Oggi la situazione in Italia non risulta diversa dagli anni ’80. Mentre numerosi paesi europei, e la stessa Unione Europea, hanno compreso gli errori del passato cercando di eliminare o abbassare il consumo di suolo, o almeno una razionalizzazione riguardo la creazione di alloggi o infrastrutture, in Italia siamo più incerti sul percorso da intraprendere. Mentre la Germania ha fissato l’obiettivo di consumo zero per il 2050 e l’Inghilterra cerca di conservare le zone agricole privilegiando il verde pubblico, in Italia si balbetta cercando una soluzione che accontenti un po’ tutti. Come ha anche affermato Legambiente, molto attiva su questo versante, l’Italia è un paese con una fortissima tendenza a cementificare disordinatamente il suolo libero, soprattutto nel sud e soprattutto nei piccoli centri, i quali non sono in grado di poter resistere a spinte politiche, e quindi costretti, ma non troppo, a modificare suoli verdi in suoli da cementificare.
Rimanendo più vicini a noi, ciò che realmente colpisce è che, confrontando i piani urbanistici dei diversi comuni, tranne qualche piccola eccezione, si continua a considerare un consistente aumento insediativo avallato da previsioni e proiezioni che invece di basarsi su processi storici o dati reali si basano su meri calcoli matematici guidati dall’occhio vigile della classe politica. Il piano territoriale di coordinamento provinciale di Salerno assegna numerosi alloggi ai singoli comuni, anche se negli ultimi quindici anni la popolazione nell’intera provincia è aumentata di 30.000 abitanti ma con un trend in diminuzione negli ultimi anni.

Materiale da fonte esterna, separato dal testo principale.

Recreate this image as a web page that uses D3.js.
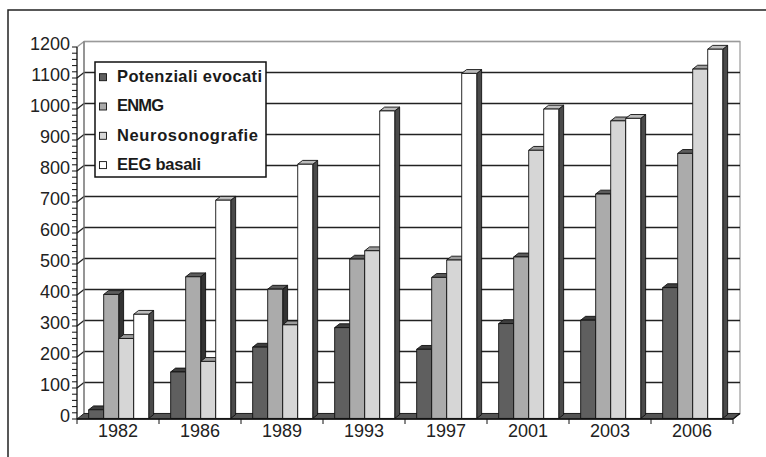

Sempre nella nostra provincia il saldo naturale dal 2009 è sempre in negativo e ormai sono tanti i giovani che scappano per opportunità di lavoro. Allora la domanda da porsi è: in passato si costruivano numerosi alloggi perché c’era un forte aumento demografico e una forte spinta economica, oggi perché continuiamo a costruire e a occupare suolo? Possibile che la classe dirigente tutta sia così miope?